* Directions *
Print every line of the listing exactly, please.

--- Data shown ---

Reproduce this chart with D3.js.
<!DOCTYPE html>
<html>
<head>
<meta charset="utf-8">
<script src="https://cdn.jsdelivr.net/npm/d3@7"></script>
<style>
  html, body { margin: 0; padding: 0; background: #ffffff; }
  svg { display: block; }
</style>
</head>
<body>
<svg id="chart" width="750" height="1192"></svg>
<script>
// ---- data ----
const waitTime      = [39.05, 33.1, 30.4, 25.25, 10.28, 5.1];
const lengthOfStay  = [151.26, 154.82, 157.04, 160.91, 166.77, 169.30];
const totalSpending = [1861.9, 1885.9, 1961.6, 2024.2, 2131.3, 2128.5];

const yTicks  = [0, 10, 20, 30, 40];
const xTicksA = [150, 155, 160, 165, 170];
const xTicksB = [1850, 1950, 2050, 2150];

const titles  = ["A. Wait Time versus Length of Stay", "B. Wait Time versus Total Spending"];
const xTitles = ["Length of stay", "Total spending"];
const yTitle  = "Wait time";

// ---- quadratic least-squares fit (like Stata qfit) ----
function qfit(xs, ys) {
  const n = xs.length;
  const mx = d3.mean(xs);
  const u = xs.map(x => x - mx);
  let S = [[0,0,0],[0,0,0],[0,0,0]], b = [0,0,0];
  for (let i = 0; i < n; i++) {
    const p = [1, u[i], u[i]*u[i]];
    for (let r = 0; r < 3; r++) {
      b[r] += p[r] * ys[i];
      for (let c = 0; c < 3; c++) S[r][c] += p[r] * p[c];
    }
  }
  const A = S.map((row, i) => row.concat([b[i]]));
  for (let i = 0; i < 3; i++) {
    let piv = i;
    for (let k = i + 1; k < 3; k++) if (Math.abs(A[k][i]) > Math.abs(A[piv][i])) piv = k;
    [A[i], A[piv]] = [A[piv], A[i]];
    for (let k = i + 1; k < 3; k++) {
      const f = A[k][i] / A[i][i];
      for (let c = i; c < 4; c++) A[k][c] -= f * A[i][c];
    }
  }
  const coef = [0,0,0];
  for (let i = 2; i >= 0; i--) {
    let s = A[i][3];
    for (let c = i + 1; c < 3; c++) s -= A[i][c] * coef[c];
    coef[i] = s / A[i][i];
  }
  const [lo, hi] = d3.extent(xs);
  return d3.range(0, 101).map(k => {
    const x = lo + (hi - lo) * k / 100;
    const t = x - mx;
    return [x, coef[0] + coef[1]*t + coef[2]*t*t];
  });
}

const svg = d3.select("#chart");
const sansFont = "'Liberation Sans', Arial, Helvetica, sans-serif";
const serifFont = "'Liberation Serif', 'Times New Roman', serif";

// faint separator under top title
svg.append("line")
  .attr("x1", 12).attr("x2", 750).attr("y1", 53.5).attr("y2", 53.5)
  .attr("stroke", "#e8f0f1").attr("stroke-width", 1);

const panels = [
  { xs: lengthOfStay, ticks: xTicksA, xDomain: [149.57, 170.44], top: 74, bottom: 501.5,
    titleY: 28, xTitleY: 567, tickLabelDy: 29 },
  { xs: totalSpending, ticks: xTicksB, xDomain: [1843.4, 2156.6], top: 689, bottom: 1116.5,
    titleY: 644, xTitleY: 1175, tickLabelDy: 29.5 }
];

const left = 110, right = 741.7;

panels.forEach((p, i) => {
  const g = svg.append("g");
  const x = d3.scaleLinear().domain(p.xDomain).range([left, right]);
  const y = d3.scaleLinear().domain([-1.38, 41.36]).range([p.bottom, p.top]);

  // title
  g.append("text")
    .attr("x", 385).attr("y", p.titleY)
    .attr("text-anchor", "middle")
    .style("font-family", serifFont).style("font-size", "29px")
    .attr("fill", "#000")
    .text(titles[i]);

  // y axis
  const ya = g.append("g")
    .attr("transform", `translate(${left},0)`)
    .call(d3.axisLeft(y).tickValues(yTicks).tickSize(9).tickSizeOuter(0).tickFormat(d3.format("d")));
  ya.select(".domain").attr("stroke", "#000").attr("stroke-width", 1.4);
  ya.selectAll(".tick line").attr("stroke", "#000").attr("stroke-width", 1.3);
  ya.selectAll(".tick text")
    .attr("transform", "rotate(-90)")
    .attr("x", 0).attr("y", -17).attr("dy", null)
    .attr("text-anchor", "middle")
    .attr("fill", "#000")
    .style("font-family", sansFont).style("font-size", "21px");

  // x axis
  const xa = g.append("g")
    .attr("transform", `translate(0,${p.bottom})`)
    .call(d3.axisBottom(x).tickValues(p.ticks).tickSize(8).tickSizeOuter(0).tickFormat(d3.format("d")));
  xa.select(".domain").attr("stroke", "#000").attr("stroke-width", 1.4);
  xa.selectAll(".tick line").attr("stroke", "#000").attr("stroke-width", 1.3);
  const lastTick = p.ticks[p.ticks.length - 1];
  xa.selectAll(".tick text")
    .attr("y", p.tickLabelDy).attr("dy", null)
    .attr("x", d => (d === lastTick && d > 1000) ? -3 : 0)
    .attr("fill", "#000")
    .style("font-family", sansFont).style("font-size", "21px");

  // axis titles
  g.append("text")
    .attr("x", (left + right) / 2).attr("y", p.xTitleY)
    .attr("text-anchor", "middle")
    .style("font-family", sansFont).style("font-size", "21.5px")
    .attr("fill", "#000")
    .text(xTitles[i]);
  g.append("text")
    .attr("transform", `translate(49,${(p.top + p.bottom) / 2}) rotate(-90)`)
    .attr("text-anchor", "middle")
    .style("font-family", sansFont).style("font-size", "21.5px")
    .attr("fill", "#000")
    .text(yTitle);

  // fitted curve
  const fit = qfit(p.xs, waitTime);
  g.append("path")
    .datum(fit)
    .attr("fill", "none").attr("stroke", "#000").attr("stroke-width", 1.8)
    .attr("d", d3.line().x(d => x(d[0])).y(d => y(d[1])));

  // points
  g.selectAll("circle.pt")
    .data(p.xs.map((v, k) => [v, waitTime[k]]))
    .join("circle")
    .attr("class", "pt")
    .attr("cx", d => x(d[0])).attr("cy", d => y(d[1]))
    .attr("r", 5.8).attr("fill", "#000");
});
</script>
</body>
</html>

---

* Problem solution *
Reproduce this chart with D3.js.
<!DOCTYPE html>
<html>
<head>
<meta charset="utf-8">
<script src="https://cdn.jsdelivr.net/npm/d3@7"></script>
<style>
  html, body { margin: 0; padding: 0; background: #ffffff; }
  svg { display: block; }
</style>
</head>
<body>
<svg id="chart" width="750" height="1192"></svg>
<script>
// ---- data ----
const waitTime      = [39.05, 33.1, 30.4, 25.25, 10.28, 5.1];
const lengthOfStay  = [151.26, 154.82, 157.04, 160.91, 166.77, 169.30];
const totalSpending = [1861.9, 1885.9, 1961.6, 2024.2, 2131.3, 2128.5];

const yTicks  = [0, 10, 20, 30, 40];
const xTicksA = [150, 155, 160, 165, 170];
const xTicksB = [1850, 1950, 2050, 2150];

const titles  = ["A. Wait Time versus Length of Stay", "B. Wait Time versus Total Spending"];
const xTitles = ["Length of stay", "Total spending"];
const yTitle  = "Wait time";

// ---- quadratic least-squares fit (like Stata qfit) ----
function qfit(xs, ys) {
  const n = xs.length;
  const mx = d3.mean(xs);
  const u = xs.map(x => x - mx);
  let S = [[0,0,0],[0,0,0],[0,0,0]], b = [0,0,0];
  for (let i = 0; i < n; i++) {
    const p = [1, u[i], u[i]*u[i]];
    for (let r = 0; r < 3; r++) {
      b[r] += p[r] * ys[i];
      for (let c = 0; c < 3; c++) S[r][c] += p[r] * p[c];
    }
  }
  const A = S.map((row, i) => row.concat([b[i]]));
  for (let i = 0; i < 3; i++) {
    let piv = i;
    for (let k = i + 1; k < 3; k++) if (Math.abs(A[k][i]) > Math.abs(A[piv][i])) piv = k;
    [A[i], A[piv]] = [A[piv], A[i]];
    for (let k = i + 1; k < 3; k++) {
      const f = A[k][i] / A[i][i];
      for (let c = i; c < 4; c++) A[k][c] -= f * A[i][c];
    }
  }
  const coef = [0,0,0];
  for (let i = 2; i >= 0; i--) {
    let s = A[i][3];
    for (let c = i + 1; c < 3; c++) s -= A[i][c] * coef[c];
    coef[i] = s / A[i][i];
  }
  const [lo, hi] = d3.extent(xs);
  return d3.range(0, 101).map(k => {
    const x = lo + (hi - lo) * k / 100;
    const t = x - mx;
    return [x, coef[0] + coef[1]*t + coef[2]*t*t];
  });
}

const svg = d3.select("#chart");
const sansFont = "'Liberation Sans', Arial, Helvetica, sans-serif";
const serifFont = "'Liberation Serif', 'Times New Roman', serif";

// faint separator under top title
svg.append("line")
  .attr("x1", 12).attr("x2", 750).attr("y1", 53.5).attr("y2", 53.5)
  .attr("stroke", "#e8f0f1").attr("stroke-width", 1);

const panels = [
  { xs: lengthOfStay, ticks: xTicksA, xDomain: [149.57, 170.44], top: 74, bottom: 501.5,
    titleY: 28, xTitleY: 567, tickLabelDy: 29 },
  { xs: totalSpending, ticks: xTicksB, xDomain: [1843.4, 2156.6], top: 689, bottom: 1116.5,
    titleY: 644, xTitleY: 1175, tickLabelDy: 29.5 }
];

const left = 110, right = 741.7;

panels.forEach((p, i) => {
  const g = svg.append("g");
  const x = d3.scaleLinear().domain(p.xDomain).range([left, right]);
  const y = d3.scaleLinear().domain([-1.38, 41.36]).range([p.bottom, p.top]);

  // title
  g.append("text")
    .attr("x", 385).attr("y", p.titleY)
    .attr("text-anchor", "middle")
    .style("font-family", serifFont).style("font-size", "29px")
    .attr("fill", "#000")
    .text(titles[i]);

  // y axis
  const ya = g.append("g")
    .attr("transform", `translate(${left},0)`)
    .call(d3.axisLeft(y).tickValues(yTicks).tickSize(9).tickSizeOuter(0).tickFormat(d3.format("d")));
  ya.select(".domain").attr("stroke", "#000").attr("stroke-width", 1.4);
  ya.selectAll(".tick line").attr("stroke", "#000").attr("stroke-width", 1.3);
  ya.selectAll(".tick text")
    .attr("transform", "rotate(-90)")
    .attr("x", 0).attr("y", -17).attr("dy", null)
    .attr("text-anchor", "middle")
    .attr("fill", "#000")
    .style("font-family", sansFont).style("font-size", "21px");

  // x axis
  const xa = g.append("g")
    .attr("transform", `translate(0,${p.bottom})`)
    .call(d3.axisBottom(x).tickValues(p.ticks).tickSize(8).tickSizeOuter(0).tickFormat(d3.format("d")));
  xa.select(".domain").attr("stroke", "#000").attr("stroke-width", 1.4);
  xa.selectAll(".tick line").attr("stroke", "#000").attr("stroke-width", 1.3);
  const lastTick = p.ticks[p.ticks.length - 1];
  xa.selectAll(".tick text")
    .attr("y", p.tickLabelDy).attr("dy", null)
    .attr("x", d => (d === lastTick && d > 1000) ? -3 : 0)
    .attr("fill", "#000")
    .style("font-family", sansFont).style("font-size", "21px");

  // axis titles
  g.append("text")
    .attr("x", (left + right) / 2).attr("y", p.xTitleY)
    .attr("text-anchor", "middle")
    .style("font-family", sansFont).style("font-size", "21.5px")
    .attr("fill", "#000")
    .text(xTitles[i]);
  g.append("text")
    .attr("transform", `translate(49,${(p.top + p.bottom) / 2}) rotate(-90)`)
    .attr("text-anchor", "middle")
    .style("font-family", sansFont).style("font-size", "21.5px")
    .attr("fill", "#000")
    .text(yTitle);

  // fitted curve
  const fit = qfit(p.xs, waitTime);
  g.append("path")
    .datum(fit)
    .attr("fill", "none").attr("stroke", "#000").attr("stroke-width", 1.8)
    .attr("d", d3.line().x(d => x(d[0])).y(d => y(d[1])));

  // points
  g.selectAll("circle.pt")
    .data(p.xs.map((v, k) => [v, waitTime[k]]))
    .join("circle")
    .attr("class", "pt")
    .attr("cx", d => x(d[0])).attr("cy", d => y(d[1]))
    .attr("r", 5.8).attr("fill", "#000");
});
</script>
</body>
</html>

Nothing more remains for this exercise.